## Job
Search the data below for the string "with". Extract every line that contains it.

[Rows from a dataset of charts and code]
● ● ●
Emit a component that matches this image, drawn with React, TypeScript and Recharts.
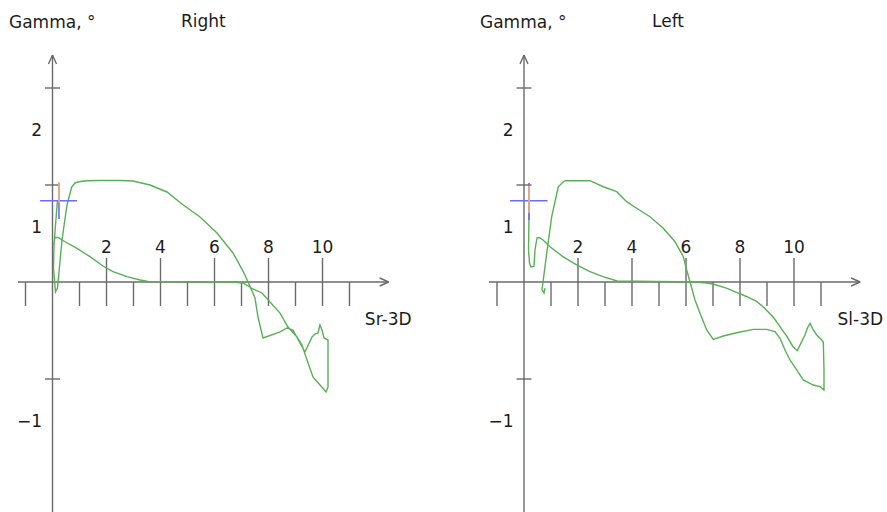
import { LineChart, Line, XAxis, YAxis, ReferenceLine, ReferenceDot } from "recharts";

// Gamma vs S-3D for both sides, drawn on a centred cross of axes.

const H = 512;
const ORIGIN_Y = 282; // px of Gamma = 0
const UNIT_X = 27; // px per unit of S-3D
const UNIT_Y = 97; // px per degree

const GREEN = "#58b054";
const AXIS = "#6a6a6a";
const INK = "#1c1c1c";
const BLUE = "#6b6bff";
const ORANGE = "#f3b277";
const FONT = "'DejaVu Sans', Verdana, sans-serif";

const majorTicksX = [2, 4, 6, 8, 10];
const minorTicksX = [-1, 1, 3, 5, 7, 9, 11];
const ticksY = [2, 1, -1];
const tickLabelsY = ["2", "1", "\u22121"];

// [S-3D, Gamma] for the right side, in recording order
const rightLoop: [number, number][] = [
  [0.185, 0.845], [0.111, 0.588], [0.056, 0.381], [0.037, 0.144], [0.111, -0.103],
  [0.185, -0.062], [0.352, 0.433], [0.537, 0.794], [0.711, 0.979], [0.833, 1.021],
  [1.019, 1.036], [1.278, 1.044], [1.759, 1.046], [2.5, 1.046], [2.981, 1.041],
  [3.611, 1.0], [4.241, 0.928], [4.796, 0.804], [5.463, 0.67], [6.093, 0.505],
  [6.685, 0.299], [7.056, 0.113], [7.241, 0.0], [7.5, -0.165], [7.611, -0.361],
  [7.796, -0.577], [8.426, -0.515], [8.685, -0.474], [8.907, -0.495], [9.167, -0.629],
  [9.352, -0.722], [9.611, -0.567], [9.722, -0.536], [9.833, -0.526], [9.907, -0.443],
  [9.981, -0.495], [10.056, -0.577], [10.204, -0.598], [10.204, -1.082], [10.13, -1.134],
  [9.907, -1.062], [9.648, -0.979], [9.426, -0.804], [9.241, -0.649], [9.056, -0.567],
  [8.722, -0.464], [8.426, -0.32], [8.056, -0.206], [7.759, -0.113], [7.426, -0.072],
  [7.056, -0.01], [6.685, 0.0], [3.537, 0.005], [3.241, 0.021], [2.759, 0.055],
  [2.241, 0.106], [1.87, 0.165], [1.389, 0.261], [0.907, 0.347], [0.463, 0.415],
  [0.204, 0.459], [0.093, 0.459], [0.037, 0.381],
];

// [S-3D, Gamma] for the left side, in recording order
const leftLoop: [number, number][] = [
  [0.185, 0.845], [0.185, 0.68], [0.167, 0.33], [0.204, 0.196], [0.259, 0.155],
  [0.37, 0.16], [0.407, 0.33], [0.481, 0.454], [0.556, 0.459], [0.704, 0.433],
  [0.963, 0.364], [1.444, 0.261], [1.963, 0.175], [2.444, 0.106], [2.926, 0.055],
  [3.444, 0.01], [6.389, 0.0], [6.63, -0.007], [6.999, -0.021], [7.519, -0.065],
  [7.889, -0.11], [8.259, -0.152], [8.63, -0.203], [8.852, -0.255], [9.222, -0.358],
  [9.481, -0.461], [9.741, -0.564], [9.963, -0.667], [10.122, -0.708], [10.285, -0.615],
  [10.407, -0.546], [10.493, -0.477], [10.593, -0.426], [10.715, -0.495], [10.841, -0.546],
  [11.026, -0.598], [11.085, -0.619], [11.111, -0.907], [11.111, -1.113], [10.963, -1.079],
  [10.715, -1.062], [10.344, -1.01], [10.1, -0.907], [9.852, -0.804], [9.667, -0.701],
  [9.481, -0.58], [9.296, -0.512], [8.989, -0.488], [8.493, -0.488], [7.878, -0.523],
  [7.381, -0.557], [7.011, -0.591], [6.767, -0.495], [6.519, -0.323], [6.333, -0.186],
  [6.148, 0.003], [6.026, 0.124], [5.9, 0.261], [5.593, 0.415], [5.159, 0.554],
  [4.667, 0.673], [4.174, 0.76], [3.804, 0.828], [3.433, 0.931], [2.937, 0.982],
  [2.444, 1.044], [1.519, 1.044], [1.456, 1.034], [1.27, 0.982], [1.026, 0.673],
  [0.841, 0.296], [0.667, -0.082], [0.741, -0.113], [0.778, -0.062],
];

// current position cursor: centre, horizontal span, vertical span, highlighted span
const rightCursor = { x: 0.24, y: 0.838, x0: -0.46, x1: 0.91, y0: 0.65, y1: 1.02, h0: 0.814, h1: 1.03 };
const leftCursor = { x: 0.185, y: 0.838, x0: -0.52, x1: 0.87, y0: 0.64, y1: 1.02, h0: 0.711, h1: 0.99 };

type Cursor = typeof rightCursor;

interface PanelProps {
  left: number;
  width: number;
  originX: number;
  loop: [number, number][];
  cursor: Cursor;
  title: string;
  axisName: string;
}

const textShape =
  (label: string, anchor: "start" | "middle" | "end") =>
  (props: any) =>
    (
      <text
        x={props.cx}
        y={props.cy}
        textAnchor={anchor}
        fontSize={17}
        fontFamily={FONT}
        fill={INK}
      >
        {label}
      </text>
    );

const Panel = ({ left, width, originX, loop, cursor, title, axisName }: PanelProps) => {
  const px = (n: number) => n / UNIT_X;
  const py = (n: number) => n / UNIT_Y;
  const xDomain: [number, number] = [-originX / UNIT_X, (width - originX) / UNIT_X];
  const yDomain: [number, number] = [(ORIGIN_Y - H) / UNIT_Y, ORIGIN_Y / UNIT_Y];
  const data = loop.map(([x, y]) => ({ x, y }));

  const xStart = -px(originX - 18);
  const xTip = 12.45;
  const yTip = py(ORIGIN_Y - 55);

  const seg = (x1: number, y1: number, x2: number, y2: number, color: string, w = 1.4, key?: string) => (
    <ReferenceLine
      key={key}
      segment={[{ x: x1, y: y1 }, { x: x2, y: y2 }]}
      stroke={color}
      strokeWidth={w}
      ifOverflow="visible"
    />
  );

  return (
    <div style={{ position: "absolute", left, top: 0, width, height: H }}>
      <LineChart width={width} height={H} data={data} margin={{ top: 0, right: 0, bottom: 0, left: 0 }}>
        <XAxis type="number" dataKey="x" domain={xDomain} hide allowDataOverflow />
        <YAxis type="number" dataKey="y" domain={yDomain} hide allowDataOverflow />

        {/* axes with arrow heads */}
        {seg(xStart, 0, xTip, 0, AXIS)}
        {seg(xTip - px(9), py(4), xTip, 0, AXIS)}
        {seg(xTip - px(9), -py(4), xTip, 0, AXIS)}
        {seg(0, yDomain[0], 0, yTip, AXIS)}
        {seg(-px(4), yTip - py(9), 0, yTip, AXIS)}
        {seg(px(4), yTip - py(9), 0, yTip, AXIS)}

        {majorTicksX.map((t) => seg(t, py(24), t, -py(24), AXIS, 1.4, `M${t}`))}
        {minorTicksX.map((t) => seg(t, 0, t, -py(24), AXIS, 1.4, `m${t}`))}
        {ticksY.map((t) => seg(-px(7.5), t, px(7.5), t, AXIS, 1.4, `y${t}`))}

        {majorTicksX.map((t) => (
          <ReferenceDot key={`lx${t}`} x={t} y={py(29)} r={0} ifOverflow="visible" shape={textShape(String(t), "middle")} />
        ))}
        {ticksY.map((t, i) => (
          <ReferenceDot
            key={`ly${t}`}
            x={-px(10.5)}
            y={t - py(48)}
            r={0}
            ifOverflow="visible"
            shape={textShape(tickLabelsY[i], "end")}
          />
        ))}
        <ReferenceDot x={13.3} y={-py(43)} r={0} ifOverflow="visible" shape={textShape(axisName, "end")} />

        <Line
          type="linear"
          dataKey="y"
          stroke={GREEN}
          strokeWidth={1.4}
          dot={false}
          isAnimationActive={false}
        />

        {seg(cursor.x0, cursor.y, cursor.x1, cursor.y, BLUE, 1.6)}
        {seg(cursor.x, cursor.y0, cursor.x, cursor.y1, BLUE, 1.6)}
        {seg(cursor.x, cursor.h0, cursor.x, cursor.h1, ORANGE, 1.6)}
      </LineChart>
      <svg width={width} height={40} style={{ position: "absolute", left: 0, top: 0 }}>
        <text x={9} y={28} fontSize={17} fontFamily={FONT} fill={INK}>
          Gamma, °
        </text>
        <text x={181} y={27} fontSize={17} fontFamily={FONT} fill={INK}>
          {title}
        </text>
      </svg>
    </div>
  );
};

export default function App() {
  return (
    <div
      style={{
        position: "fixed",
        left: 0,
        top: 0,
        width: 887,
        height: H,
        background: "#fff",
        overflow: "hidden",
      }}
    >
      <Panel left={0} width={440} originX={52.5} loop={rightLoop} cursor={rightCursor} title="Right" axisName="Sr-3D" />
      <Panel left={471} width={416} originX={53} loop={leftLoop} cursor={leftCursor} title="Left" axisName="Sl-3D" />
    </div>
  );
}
● ● ●
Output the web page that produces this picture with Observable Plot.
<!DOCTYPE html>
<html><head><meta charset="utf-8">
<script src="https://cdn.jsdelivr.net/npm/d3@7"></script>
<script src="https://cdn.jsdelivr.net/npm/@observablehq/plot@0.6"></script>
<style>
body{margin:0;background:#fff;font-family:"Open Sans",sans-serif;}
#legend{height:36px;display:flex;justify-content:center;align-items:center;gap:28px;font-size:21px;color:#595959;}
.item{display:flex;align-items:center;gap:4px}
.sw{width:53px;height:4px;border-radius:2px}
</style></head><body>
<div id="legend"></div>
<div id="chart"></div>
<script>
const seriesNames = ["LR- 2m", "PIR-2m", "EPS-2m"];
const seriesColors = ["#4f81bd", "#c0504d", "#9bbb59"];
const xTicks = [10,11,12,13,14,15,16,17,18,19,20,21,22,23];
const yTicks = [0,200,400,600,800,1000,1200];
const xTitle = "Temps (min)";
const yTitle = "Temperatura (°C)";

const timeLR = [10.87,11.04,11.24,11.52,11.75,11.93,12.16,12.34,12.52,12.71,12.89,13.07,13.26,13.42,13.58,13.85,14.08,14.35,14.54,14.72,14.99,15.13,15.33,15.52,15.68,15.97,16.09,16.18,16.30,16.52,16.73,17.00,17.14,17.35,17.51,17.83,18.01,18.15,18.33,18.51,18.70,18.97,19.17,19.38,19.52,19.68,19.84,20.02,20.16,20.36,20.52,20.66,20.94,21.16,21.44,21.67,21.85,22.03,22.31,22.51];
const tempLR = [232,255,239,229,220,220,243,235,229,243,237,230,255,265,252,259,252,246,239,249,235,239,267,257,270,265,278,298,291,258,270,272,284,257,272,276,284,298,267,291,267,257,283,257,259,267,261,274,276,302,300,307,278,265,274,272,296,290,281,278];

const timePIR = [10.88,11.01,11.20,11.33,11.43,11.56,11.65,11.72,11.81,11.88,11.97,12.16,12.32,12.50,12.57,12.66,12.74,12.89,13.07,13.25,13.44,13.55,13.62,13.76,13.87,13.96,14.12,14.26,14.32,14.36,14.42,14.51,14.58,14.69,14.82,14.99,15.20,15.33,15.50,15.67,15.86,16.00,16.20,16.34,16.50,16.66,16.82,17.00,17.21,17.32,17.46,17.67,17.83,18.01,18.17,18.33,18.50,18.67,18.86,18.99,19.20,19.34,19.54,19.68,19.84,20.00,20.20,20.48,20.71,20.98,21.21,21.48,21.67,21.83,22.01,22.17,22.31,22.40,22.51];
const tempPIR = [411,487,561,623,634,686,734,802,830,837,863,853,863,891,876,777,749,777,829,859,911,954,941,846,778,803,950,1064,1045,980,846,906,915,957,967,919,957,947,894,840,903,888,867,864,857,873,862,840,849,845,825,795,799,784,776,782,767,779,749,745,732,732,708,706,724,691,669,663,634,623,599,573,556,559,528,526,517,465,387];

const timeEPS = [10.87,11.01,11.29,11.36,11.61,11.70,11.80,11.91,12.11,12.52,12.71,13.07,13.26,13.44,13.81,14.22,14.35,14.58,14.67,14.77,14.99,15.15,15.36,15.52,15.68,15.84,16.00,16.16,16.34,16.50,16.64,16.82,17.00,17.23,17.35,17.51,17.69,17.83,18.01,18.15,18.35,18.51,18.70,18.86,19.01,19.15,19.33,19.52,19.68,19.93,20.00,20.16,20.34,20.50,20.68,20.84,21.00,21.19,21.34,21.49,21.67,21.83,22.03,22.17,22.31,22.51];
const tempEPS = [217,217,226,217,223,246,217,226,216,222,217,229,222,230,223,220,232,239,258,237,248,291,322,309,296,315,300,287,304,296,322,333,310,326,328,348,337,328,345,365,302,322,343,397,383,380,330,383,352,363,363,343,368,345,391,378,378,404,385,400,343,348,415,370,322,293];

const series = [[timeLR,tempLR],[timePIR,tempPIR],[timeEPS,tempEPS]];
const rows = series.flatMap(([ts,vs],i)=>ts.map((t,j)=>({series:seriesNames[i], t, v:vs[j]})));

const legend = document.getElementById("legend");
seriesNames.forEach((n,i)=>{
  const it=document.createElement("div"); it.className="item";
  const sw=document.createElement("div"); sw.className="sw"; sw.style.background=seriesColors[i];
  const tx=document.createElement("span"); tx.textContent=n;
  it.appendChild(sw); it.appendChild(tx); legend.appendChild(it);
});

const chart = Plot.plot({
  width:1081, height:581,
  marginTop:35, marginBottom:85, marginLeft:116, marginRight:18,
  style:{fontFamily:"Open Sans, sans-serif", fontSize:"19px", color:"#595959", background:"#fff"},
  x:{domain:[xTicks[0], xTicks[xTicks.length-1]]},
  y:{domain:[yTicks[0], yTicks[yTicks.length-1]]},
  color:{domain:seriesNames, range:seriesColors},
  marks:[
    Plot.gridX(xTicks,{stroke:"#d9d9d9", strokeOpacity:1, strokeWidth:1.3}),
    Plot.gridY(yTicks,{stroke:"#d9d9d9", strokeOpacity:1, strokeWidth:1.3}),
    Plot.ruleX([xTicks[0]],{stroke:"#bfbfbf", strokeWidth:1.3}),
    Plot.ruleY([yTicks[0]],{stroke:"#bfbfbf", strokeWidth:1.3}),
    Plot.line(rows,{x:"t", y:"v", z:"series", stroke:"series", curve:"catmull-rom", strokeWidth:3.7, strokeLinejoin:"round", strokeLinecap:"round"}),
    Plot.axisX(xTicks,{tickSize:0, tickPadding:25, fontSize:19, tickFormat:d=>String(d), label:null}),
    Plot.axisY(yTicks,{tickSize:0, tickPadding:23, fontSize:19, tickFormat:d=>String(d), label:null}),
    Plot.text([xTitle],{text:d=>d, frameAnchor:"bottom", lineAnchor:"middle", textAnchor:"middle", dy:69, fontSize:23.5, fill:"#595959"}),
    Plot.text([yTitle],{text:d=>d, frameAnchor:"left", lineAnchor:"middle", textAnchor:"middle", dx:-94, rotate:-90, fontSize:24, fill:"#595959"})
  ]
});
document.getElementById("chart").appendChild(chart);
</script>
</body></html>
● ● ●
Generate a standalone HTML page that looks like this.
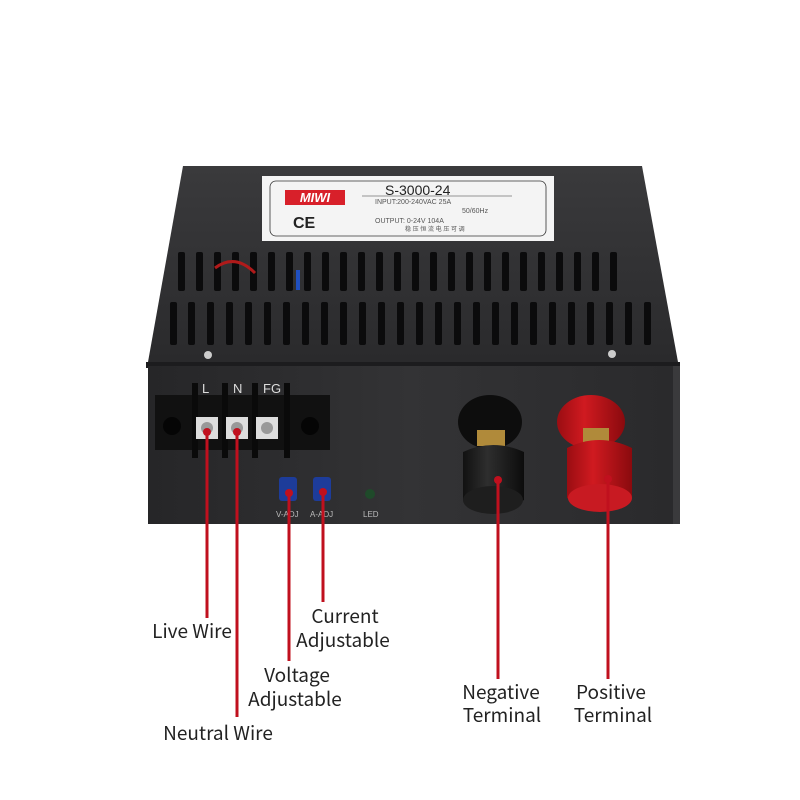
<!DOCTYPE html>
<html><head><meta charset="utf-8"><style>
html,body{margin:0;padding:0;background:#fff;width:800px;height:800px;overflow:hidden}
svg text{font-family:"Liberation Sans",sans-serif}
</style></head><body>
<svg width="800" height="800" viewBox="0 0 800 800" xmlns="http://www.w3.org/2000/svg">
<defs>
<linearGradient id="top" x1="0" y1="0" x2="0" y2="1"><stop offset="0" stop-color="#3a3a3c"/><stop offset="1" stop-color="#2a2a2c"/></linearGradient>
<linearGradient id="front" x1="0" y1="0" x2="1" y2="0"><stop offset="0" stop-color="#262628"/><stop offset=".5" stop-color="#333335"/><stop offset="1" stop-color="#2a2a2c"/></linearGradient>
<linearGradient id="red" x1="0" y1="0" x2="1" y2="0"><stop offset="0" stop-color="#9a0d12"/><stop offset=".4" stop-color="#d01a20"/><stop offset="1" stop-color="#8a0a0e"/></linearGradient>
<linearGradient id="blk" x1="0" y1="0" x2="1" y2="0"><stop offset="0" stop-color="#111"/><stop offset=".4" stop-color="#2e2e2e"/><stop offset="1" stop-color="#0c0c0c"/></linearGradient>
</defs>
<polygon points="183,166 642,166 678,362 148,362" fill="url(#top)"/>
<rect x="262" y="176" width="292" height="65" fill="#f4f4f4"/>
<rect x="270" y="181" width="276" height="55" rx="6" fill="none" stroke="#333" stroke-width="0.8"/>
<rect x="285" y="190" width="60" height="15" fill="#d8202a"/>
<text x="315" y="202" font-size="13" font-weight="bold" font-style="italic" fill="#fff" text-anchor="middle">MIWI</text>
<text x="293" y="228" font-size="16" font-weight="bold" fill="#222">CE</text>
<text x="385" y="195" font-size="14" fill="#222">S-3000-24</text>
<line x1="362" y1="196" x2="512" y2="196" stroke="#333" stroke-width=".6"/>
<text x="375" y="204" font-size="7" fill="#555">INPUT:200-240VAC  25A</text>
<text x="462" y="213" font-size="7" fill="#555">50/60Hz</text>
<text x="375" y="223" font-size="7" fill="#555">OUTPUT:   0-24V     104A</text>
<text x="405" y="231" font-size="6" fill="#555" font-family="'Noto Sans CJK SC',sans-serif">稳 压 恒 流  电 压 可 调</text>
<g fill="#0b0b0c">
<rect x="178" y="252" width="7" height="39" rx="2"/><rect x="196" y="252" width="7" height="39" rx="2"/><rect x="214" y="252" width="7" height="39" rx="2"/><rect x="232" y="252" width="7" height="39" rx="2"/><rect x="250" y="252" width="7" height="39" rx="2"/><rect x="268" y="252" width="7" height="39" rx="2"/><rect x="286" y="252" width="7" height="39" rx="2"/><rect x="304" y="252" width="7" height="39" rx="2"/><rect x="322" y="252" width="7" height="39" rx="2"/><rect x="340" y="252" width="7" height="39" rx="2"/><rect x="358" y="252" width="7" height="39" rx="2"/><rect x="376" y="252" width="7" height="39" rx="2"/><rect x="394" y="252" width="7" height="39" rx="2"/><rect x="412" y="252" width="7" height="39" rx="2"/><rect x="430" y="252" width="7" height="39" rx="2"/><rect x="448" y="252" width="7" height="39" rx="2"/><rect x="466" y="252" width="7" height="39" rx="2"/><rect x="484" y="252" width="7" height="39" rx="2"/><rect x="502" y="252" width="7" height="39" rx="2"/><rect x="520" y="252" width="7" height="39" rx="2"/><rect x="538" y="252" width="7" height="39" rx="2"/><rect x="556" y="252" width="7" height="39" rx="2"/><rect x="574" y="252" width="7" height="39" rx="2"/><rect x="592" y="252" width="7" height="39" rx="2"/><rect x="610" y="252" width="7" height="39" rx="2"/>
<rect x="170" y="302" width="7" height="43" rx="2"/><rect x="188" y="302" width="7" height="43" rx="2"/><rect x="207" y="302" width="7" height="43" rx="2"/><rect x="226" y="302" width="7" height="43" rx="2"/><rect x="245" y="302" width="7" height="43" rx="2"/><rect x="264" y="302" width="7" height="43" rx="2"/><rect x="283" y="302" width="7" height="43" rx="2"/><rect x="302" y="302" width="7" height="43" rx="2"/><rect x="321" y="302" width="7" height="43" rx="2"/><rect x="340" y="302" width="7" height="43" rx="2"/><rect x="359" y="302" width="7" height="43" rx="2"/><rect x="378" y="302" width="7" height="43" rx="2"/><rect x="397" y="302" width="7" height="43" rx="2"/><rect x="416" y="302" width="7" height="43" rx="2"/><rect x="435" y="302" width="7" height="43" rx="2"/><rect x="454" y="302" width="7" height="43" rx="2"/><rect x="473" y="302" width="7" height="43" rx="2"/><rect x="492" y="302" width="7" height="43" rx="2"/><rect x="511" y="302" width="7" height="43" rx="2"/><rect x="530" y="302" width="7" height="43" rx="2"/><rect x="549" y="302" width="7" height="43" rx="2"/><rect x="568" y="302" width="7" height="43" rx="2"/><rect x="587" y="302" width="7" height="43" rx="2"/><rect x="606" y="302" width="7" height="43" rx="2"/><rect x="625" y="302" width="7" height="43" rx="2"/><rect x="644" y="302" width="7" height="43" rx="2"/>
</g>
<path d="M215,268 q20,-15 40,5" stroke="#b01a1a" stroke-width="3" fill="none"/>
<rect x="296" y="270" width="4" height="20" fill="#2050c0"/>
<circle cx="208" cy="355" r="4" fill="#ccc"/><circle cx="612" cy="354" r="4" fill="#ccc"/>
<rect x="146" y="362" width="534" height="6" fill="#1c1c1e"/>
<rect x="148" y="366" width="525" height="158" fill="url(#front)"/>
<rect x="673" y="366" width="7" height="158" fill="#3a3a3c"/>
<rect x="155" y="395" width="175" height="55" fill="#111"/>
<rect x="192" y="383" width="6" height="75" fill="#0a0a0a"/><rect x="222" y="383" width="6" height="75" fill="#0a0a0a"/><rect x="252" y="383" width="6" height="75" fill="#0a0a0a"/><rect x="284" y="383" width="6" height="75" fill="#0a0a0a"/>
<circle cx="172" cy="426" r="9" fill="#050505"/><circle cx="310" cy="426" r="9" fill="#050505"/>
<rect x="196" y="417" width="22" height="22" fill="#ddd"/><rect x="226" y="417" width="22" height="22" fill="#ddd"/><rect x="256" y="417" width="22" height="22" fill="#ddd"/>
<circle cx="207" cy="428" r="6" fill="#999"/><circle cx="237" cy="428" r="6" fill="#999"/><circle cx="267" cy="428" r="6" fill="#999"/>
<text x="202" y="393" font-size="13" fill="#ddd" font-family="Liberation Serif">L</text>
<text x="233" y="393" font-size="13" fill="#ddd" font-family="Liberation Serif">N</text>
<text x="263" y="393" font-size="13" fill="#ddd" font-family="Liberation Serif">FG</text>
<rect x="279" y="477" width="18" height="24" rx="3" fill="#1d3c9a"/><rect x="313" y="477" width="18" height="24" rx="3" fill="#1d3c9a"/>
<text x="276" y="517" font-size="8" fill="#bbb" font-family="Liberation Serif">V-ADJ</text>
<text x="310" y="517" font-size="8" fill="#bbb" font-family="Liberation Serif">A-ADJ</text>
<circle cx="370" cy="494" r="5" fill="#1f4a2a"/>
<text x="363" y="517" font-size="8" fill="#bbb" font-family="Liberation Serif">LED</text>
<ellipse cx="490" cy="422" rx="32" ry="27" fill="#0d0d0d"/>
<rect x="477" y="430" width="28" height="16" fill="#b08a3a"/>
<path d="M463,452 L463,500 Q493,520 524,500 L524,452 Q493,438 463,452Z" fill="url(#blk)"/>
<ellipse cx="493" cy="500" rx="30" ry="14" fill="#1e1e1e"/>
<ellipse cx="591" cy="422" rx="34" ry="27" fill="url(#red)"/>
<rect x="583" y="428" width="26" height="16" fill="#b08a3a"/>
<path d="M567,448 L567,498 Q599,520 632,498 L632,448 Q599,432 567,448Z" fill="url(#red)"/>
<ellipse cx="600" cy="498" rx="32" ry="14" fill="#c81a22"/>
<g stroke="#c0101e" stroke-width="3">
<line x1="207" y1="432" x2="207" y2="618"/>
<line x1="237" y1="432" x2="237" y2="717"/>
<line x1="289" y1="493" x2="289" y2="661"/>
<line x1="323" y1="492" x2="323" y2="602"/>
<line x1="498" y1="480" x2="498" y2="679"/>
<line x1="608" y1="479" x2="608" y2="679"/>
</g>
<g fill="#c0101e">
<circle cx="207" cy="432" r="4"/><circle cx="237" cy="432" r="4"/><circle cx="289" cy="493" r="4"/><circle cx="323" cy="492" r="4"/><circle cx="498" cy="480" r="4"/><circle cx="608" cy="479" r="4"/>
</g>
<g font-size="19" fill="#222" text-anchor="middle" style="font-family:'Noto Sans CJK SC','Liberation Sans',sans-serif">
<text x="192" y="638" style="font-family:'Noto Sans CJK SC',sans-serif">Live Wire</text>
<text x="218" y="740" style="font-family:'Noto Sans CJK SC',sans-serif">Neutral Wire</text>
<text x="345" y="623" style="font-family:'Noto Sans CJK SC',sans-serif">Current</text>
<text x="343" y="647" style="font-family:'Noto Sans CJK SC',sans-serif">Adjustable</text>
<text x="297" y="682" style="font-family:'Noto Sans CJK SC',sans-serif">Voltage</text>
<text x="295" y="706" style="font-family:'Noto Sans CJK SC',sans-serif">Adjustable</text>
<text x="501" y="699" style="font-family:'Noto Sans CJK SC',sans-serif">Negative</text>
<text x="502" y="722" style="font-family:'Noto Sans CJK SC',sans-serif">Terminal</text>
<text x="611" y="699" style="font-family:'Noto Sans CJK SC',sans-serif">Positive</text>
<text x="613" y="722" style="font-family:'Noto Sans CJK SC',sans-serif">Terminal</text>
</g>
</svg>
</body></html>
● ● ●
## Correct response
Emit a component that matches this image, drawn with React, TypeScript and Recharts.
        {/* axes with arrow heads */}
Output the web page that produces this picture with Observable Plot.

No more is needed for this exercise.